Thursday, March 19, 2020

The holy grail of T-shirts

Airlift cargo next to the office. T-shirts on board? (Photo by Melissa Coatney)

The "I hiked it" T-shirt is the holy grail of the Le Conte pilgrim. It is only sold at the Lodge, so you have to earn it by hiking to the top of the mountain. 
Actually, you can pick up a classic version for free, assuming you know where to look, you're willing to bushwhack, and you're willing to put up with some stains and critter holes. 
2007 shirt
2009 shirt
These are T-shirts that were accidentally dropped years ago during the annual airlift to resupply the Lodge. Each March, bundles of T-shirts along with propane tanks and various staples, are packed into cargo nets that are slung below a helicopter and flown from Highway 441 to the mountaintop. At least three times, T-shirts somehow slipped through the nets and were lost in the Smokies. 
Off-trail hikers sought these T-shirts for years.

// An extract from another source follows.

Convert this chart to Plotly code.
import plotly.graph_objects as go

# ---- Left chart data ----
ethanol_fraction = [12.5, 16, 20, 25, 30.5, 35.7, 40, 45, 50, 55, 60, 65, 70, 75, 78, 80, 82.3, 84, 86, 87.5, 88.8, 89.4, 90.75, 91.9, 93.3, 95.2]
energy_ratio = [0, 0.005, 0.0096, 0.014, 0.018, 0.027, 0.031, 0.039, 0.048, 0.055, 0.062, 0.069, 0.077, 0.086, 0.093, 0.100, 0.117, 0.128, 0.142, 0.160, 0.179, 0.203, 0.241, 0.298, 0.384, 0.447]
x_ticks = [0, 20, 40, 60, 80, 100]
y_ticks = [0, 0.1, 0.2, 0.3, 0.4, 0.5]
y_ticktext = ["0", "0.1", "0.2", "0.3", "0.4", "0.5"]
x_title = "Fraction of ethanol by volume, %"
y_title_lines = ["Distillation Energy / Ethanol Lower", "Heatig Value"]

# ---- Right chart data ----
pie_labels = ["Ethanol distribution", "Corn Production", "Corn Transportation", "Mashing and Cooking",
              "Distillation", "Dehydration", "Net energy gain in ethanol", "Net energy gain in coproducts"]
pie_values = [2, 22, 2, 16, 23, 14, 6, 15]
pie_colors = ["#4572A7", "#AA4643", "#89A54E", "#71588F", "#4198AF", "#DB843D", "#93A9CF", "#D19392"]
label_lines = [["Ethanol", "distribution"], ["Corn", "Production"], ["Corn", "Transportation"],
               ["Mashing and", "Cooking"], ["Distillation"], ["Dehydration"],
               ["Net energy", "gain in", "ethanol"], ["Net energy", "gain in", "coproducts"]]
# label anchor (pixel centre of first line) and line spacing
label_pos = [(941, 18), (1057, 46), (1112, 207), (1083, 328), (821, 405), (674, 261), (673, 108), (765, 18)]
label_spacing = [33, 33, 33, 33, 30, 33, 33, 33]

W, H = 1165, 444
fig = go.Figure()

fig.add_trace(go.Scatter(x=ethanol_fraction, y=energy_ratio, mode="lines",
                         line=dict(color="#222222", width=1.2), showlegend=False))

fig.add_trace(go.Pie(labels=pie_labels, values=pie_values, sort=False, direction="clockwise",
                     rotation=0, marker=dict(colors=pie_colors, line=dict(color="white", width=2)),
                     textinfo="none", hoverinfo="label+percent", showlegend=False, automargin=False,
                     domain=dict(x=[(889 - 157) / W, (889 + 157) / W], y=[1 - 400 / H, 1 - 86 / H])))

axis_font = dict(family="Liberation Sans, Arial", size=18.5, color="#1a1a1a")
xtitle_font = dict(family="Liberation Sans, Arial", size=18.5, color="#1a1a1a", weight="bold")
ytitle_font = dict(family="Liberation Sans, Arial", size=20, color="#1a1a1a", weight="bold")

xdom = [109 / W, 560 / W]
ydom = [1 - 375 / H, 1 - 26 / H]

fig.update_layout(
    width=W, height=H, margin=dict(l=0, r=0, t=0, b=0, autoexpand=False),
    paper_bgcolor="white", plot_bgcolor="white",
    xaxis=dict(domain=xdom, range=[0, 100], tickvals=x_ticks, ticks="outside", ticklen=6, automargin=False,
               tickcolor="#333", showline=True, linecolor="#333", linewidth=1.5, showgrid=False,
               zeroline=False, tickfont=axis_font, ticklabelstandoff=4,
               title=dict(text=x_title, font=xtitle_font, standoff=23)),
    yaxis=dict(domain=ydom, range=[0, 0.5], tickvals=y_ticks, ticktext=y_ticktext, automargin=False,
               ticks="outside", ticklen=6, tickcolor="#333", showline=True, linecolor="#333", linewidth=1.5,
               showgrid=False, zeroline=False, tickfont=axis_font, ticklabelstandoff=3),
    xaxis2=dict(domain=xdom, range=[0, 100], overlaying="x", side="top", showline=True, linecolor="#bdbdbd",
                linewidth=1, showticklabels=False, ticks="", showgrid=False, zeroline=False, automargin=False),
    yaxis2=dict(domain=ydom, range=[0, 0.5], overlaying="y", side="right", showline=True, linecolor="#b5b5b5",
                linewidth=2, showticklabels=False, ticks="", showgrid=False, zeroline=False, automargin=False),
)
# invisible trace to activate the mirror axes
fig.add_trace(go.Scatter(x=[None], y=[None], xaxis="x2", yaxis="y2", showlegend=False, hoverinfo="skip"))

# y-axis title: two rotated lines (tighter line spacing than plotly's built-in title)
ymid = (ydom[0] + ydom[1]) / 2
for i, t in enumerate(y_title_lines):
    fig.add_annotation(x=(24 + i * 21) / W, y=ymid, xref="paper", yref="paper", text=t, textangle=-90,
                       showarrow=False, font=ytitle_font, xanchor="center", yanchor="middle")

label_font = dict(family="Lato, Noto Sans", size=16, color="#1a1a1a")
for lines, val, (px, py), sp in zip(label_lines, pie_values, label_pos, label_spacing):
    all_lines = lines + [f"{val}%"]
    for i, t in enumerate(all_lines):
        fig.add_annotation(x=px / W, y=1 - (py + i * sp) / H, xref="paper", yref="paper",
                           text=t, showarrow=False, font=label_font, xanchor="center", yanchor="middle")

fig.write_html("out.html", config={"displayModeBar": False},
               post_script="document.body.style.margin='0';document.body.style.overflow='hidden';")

In December of 2014, Dave Landreth, Ronnie McCall, and Tommy McGlothlin were exploring a rockslide near Anakeesta Ridge when they found some of the 2007 shirts.
Landreth described the discovery in an interview with the Cub Report, the newsletter of the Great Smoky Mountains Association: "We simply couldn't believe that after all this time, after eight years, and after enduring all of the brutal weather that regularly sweeps this high aerie in the Great Smokies, that we had actually found the mystery shirts and that many of them were still salvageable. Over the years, [the shirts] had become a source of great debate and conjecture and really had become the holy grail." Some of the shirts were still worthy of framing.

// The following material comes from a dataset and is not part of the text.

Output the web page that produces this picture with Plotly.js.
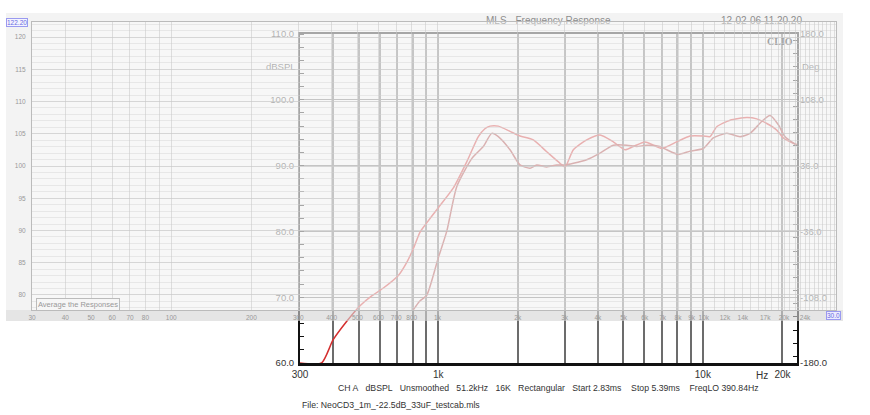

 Landreth is on our honor roll with well over 100 summit hikes. He said in a 2014 interview with the Meanderthals blog, "I've hiked the Alum Cave Bluff trail at least one way hundreds of times over the 40-something years I've been hiking in the Smokies." He also estimated that he has climbed at least 40 times off-trail via Huggins Hell. For more about Landreth, read Peter Barr's 2014 story in Blue Ridge Outdoors magazine, "The Edward Abbey of the East."
 Another off-trail hiker, Mike Poppen, said he has found shirts from three miss drops. In 2019, he posted video of the 2007 shirts. "The holy grail of miss drops," he said, "is the legendary story of a red wagon that fell and is stuck in the top of a tall spruce tree somewhere."